Primer on Diabetic Retinopathy

If you pool everyone with diabetes together and form a nation, they would be the third most populous country in the world.

Those with diabetes will normally find that they have increased levels of glucose in their blood. This can lead to nerve and blood vessel damage as well as an increased risk of cancer due to DNA harm.

Although, not everyone with diabetes will experience sight loss, diabetics will have a higher risk of developing certain visual impairments, such as cataracts and glaucoma.

One of the more common ones is diabetic retinopathy.

This is when the increase in blood sugar levels affect blood vessels at the back of the eye. This interferes with how the retina work and can lead to retinal vessels leaking or bleeding.


There are 4 main stages of diabetic retinopathy:

1. Background Retinopathy

This is when capillaries in the retina weaken and develop small areas of swelling. This can lead to small amounts of bleeding as well as the leaking of a fluid called exudate. Although this will normally not affect vision, if it is left untreated the condition can become worse and cause the condition to the next stage.


2. Non-Proliferative Retinopathy

Here we see more drastic damage to the capillaries in the retina and usually occurs after years of high blood sugar levels. Bleeding and leaking is more prominent and blood vessels are weakened, potentially losing the ability to transport blood which can cause the retina to malform. Eventually, blood vessels may be completely blocked, which will prompt the body to release growth factors to encourage the formation of new vessels.

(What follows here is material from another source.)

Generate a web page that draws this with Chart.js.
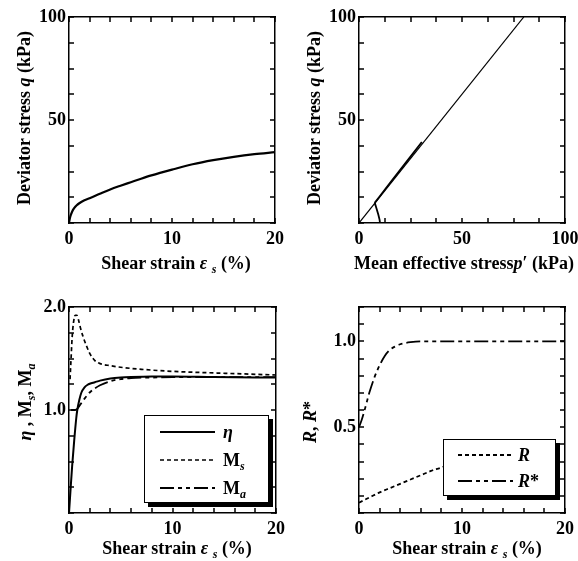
<!DOCTYPE html>
<html lang="en">
<head>
<meta charset="UTF-8">
<title>Stress-strain panels</title>
<script src="https://cdn.jsdelivr.net/npm/chart.js"></script>
<style>
  body { margin: 0; background: #fff; }
  #page { position: relative; width: 578px; height: 561px; font-family: "Liberation Serif", serif; color: #000; overflow: hidden; }
  canvas { position: absolute; left: 0; top: 0; }
  .xt, .yt { position: absolute; font-size: 18px; font-weight: bold; white-space: nowrap; line-height: 1; }
  .xt { transform: translate(-50%, -50%); }
  .yt { transform: translate(-50%, -50%) rotate(-90deg); }
  sub { font-size: 12px; vertical-align: -4px; line-height: 0; }
  .leg { position: absolute; background: #fff; border: 1.5px solid #000; box-shadow: 4px 4px 0 #000; }
  .leg svg { position: absolute; left: 0; top: 0; }
  .leg span { position: absolute; font-size: 18px; font-weight: bold; line-height: 1; transform: translateY(-50%); white-space: nowrap; }
</style>
</head>
<body>
<div id="page">
  <canvas id="c1" width="578" height="561"></canvas>
  <canvas id="c2" width="578" height="561"></canvas>
  <canvas id="c3" width="578" height="561"></canvas>
  <canvas id="c4" width="578" height="561"></canvas>

  <div class="yt" style="left:24px; top:118px">Deviator stress <i>q</i> (kPa)</div>
  <div class="xt" style="left:176px; top:263px">Shear strain <i>ε</i> <sub><i>s</i></sub> (%)</div>

  <div class="yt" style="left:314px; top:118px">Deviator stress <i>q</i> (kPa)</div>
  <div class="xt" style="left:464px; top:263px">Mean effective stress<i>p</i>′ (kPa)</div>

  <div class="yt" style="left:25px; top:402px"><i>η</i> , M<sub><i>s</i></sub>, M<sub><i>a</i></sub></div>
  <div class="xt" style="left:177px; top:548px">Shear strain <i>ε</i> <sub><i>s</i></sub> (%)</div>

  <div class="yt" style="left:310px; top:422px"><i>R</i>, <i>R</i>*</div>
  <div class="xt" style="left:467px; top:548px">Shear strain <i>ε</i> <sub><i>s</i></sub> (%)</div>

  <div class="leg" id="leg3" style="left:144px; top:415px; width:123px; height:86px"></div>
  <div class="leg" id="leg4" style="left:443px; top:439px; width:111px; height:55px"></div>
</div>

<script>
// panel 1: q against shear strain
const strainQ = [0, 0.05, 0.15, 0.3, 0.5, 0.75, 1, 1.5, 2, 3, 4, 5, 6, 7, 8, 10, 12, 14, 16, 18, 20];
const devQ = [0, 1.5, 3.5, 5.5, 7.2, 8.6, 9.6, 11, 12, 14.2, 16.3, 18.1, 19.8, 21.5, 23.1, 25.9, 28.5, 30.5, 32.1, 33.4, 34.4];

// panel 2: stress path and failure line
const lineP = [0, 80];
const lineQ = [0, 100];
const pathP = [10.2, 10, 9.4, 8.5, 7.9, 7.8, 10, 15, 20, 25, 30.5];
const pathQ = [0, 1.5, 4, 7, 9, 10, 12.9, 19.4, 25.8, 32.2, 39.3];

// panel 3: eta, Ms, Ma
const etaStrain = [0, 0.1, 0.3, 0.5, 0.7, 0.8, 1.0, 1.2, 1.5, 1.8, 2, 2.5, 3, 4, 5, 6, 8, 10, 14, 20];
const eta = [0, 0.15, 0.45, 0.7, 0.92, 1.0, 1.1, 1.17, 1.22, 1.245, 1.255, 1.27, 1.285, 1.305, 1.315, 1.32, 1.325, 1.325, 1.32, 1.315];
const msStrain = [0.1, 0.2, 0.3, 0.45, 0.6, 0.75, 0.9, 1.1, 1.4, 1.7, 2, 2.5, 3, 4, 5, 7, 10, 14, 20];
const ms = [1.3, 1.5, 1.7, 1.86, 1.92, 1.92, 1.88, 1.8, 1.7, 1.62, 1.55, 1.48, 1.45, 1.43, 1.415, 1.395, 1.375, 1.36, 1.34];
const maStrain = [0.2, 0.6, 0.8, 1.0, 1.5, 2, 2.5, 3, 4, 5, 6, 8, 10, 14, 20];
const ma = [1.0, 1.0, 1.01, 1.04, 1.11, 1.17, 1.21, 1.24, 1.28, 1.3, 1.31, 1.315, 1.32, 1.32, 1.32];

// panel 4: R, R*
const rStarStrain = [0, 0.25, 0.5, 0.75, 1, 1.5, 2, 2.5, 3, 3.5, 4, 5, 6, 8, 10, 15, 20];
const rStar = [0.5, 0.54, 0.59, 0.645, 0.7, 0.79, 0.86, 0.915, 0.95, 0.97, 0.983, 0.995, 1.0, 1.0, 1.0, 1.0, 1.0];
const rStrain = [0, 1, 2, 3, 4, 5, 6, 7, 8, 9, 10, 12];
const rVal = [0.06, 0.09, 0.12, 0.145, 0.17, 0.195, 0.22, 0.245, 0.265, 0.29, 0.31, 0.35];

// tick labels
const strainLabels = [0, 10, 20];
const stressLabels = [50, 100];
const pLabels = [0, 50, 100];
const ratioLabels = [1, 2];
const rLabels = [0.5, 1];

const DOT = [4, 3];
const DASHDOT = [14, 4, 4, 4, 4, 4];

const W = 578, H = 561;
const AXW = 50, AXH = 40;
const TICK = 5;
const tickFont = { family: '"Liberation Serif", serif', size: 18, weight: 'bold' };

function axis(pos, min, max, step, labels, fmt, size, pad) {
    var horiz = pos === 'top' || pos === 'bottom';
    return {
        type: 'linear', position: pos, min: min, max: max,
        border: { display: true, color: '#000', width: 1.5 },
        grid: { display: false, drawTicks: false },
        ticks: {
            display: labels.length > 0,
            stepSize: step, autoSkip: false, maxRotation: 0, padding: pad,
            color: '#000', font: tickFont,
            callback: function (v) {
                var hit = labels.find(l => Math.abs(l - v) < 1e-6);
                return hit === undefined ? '' : fmt(hit);
            }
        },
        afterFit: function (s) {
            if (horiz) s.height = size; else s.width = size;
            s.paddingLeft = s.paddingRight = s.paddingTop = s.paddingBottom = 0;
        }
    };
}

// short tick marks pointing into the plot, on all four sides
const inwardTicks = {
    id: 'inwardTicks',
    afterDraw(chart) {
        var ctx = chart.ctx, a = chart.chartArea;
        var sx = chart.scales.x, sy = chart.scales.y;
        ctx.save();
        ctx.strokeStyle = '#000';
        ctx.lineWidth = 1.5;
        ctx.beginPath();
        sx.ticks.forEach(t => {
            var px = Math.round(sx.getPixelForValue(t.value));
            ctx.moveTo(px, a.bottom); ctx.lineTo(px, a.bottom - TICK);
            ctx.moveTo(px, a.top); ctx.lineTo(px, a.top + TICK);
        });
        sy.ticks.forEach(t => {
            var py = Math.round(sy.getPixelForValue(t.value));
            ctx.moveTo(a.left, py); ctx.lineTo(a.left + TICK, py);
            ctx.moveTo(a.right, py); ctx.lineTo(a.right - TICK, py);
        });
        ctx.stroke();
        ctx.restore();
    }
};

function series(xs, ys, width, dash, smooth) {
    return {
        data: xs.map((x, i) => ({ x: x, y: ys[i] })),
        showLine: true, pointRadius: 0, borderColor: '#000', borderWidth: width,
        borderDash: dash || [], cubicInterpolationMode: smooth ? 'monotone' : 'default', tension: 0,
        xAxisID: 'x', yAxisID: 'y'
    };
}

function panel(id, box, xr, yr, datasets) {
    new Chart(document.getElementById(id), {
        type: 'scatter',
        data: { datasets: datasets },
        options: {
            responsive: false, animation: false, events: [],
            layout: { padding: { left: box[0] - AXW, top: box[1], right: W - box[2], bottom: H - box[3] - AXH } },
            plugins: { legend: { display: false }, tooltip: { enabled: false } },
            scales: {
                x: axis('bottom', xr[0], xr[1], xr[2], xr[3], xr[4], AXH, 6),
                y: axis('left', yr[0], yr[1], yr[2], yr[3], yr[4], AXW, 3),
                x2: axis('top', xr[0], xr[1], xr[2], [], null, 0, 0),
                y2: axis('right', yr[0], yr[1], yr[2], [], null, 0, 0)
            }
        },
        plugins: [inwardTicks]
    });
}

const plain = v => String(v);
const oneDec = v => v.toFixed(1);

panel('c1', [69, 17, 275, 223], [0, 20, 2, strainLabels, plain], [0, 100, 12.5, stressLabels, plain], [
    series(strainQ, devQ, 2.2, null, true)
]);
panel('c2', [359, 17, 565, 223], [0, 100, 12.5, pLabels, plain], [0, 100, 12.5, stressLabels, plain], [
    series(lineP, lineQ, 1.2),
    series(pathP, pathQ, 1.8)
]);
panel('c3', [69, 307, 276, 513], [0, 20, 2, strainLabels, plain], [0, 2, 0.25, ratioLabels, oneDec], [
    series(etaStrain, eta, 2, null, true),
    series(msStrain, ms, 1.7, DOT, true),
    series(maStrain, ma, 1.8, DASHDOT, true)
]);
panel('c4', [359, 307, 565, 513], [0, 20, 2, strainLabels, plain], [0, 1.2, 0.1, rLabels, oneDec], [
    series(rStrain, rVal, 1.8, DOT, true),
    series(rStarStrain, rStar, 1.8, DASHDOT, true)
]);

// legends drawn as html boxes over the charts
function legend(id, rows, x1, x2, tx) {
    var box = document.getElementById(id);
    var svg = '<svg width="' + box.clientWidth + '" height="' + box.clientHeight + '">';
    rows.forEach(r => {
        svg += '<line x1="' + x1 + '" x2="' + x2 + '" y1="' + r.y + '" y2="' + r.y + '" stroke="#000" stroke-width="' + r.w +
            '" stroke-dasharray="' + r.dash.join(' ') + '"/>';
    });
    svg += '</svg>';
    box.innerHTML = svg + rows.map(r => '<span style="left:' + tx + 'px; top:' + r.y + 'px">' + r.label + '</span>').join('');
}
legend('leg3', [
    { y: 16, w: 2, dash: [], label: '<i>η</i>' },
    { y: 44, w: 1.7, dash: DOT, label: 'M<sub><i>s</i></sub>' },
    { y: 72, w: 1.8, dash: DASHDOT, label: 'M<sub><i>a</i></sub>' }
], 15, 70, 78);
legend('leg4', [
    { y: 15, w: 1.8, dash: DOT, label: '<i>R</i>' },
    { y: 41, w: 1.8, dash: DASHDOT, label: '<i>R</i>*' }
], 14, 69, 74);
</script>
</body>
</html>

3. Proliferative Retinopathy 

By now, new blood vessels have been formed to help supply blood. However, they are weak and are prone to haemorrhaging and leaking. They can also grow on the retinal surface or inside the vitreous gel. When blood or fluid is leaked, this can damage the retina or block vision when inside the vitreous gel. Scarring can also occur and an increase in scar tissue can cause the retina to detach which may lead to serious sight loss.


4. Diabetic Maculopathy

The more common cause of serious sight loss, diabetic maculopathy can occur with or without proliferative retinopathy [Pipe, D.M. & Rapley, L.J. (2008). “Abnormal Ocular Conditions: A Handbook for Dispensing Opticians”]. It occurs when haemorrhaging or leaking involves the macular area of the eye and can cause central vision loss.

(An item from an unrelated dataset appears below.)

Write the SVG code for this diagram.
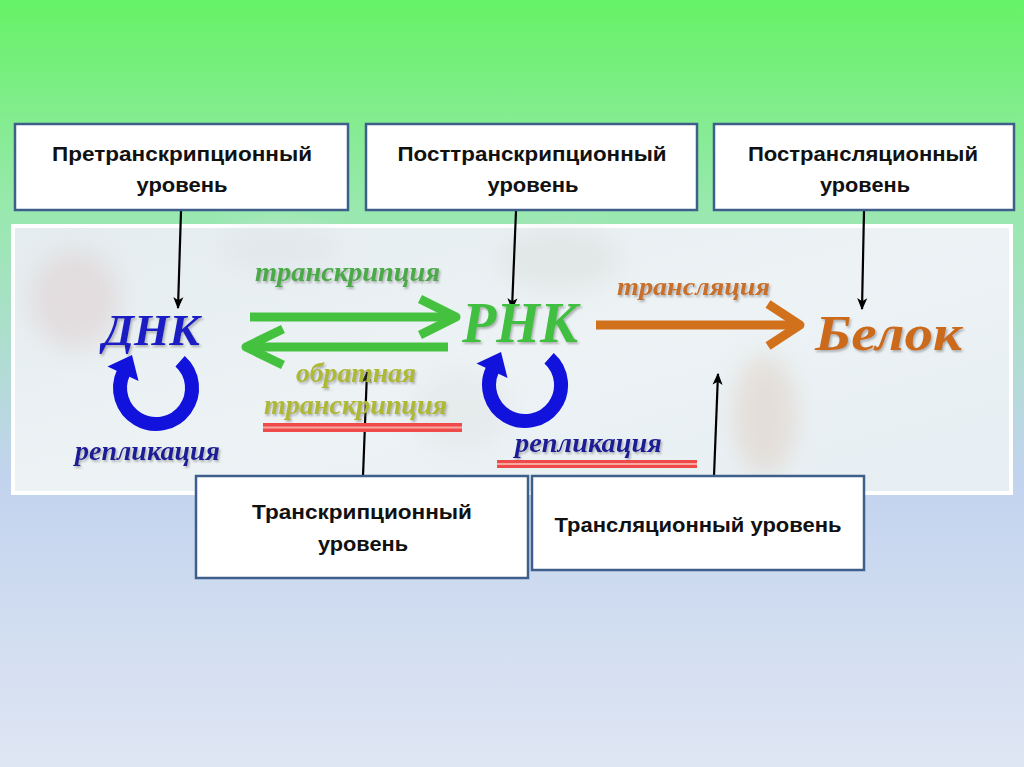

Symptoms of diabetic retinopathy may not occur at the beginning and can start to appear as the condition advances. Typical manifestations include:

  • Blurred vision
  • Dark spots or patches
  • Eye pain or redness
  • Reduction in night vision
  • Sudden sight loss

Treatment for diabetic retinopathy can depend on how far it has progressed. Laser surgery can be done on a localised area to help reduce swelling and seal up blood vessels. For larger affected areas, pan-retinal laser surgery can be used to shrink abnormal blood vessels and inhibit the release of growth factors. Vitrectomies are used to treat severe bleeding into the vitreous gel. Vitreous is removed and replaced with a clear salt solution to maintain the pressure in the eye.

However, these treatment methods are more aimed at preserving sight rather than restoring. As with many diseases, prevention is just as (if not more) important as treatment. Maintaining a manageable blood sugar level is key and this includes exercise, diet, and generally living a healthy lifestyle.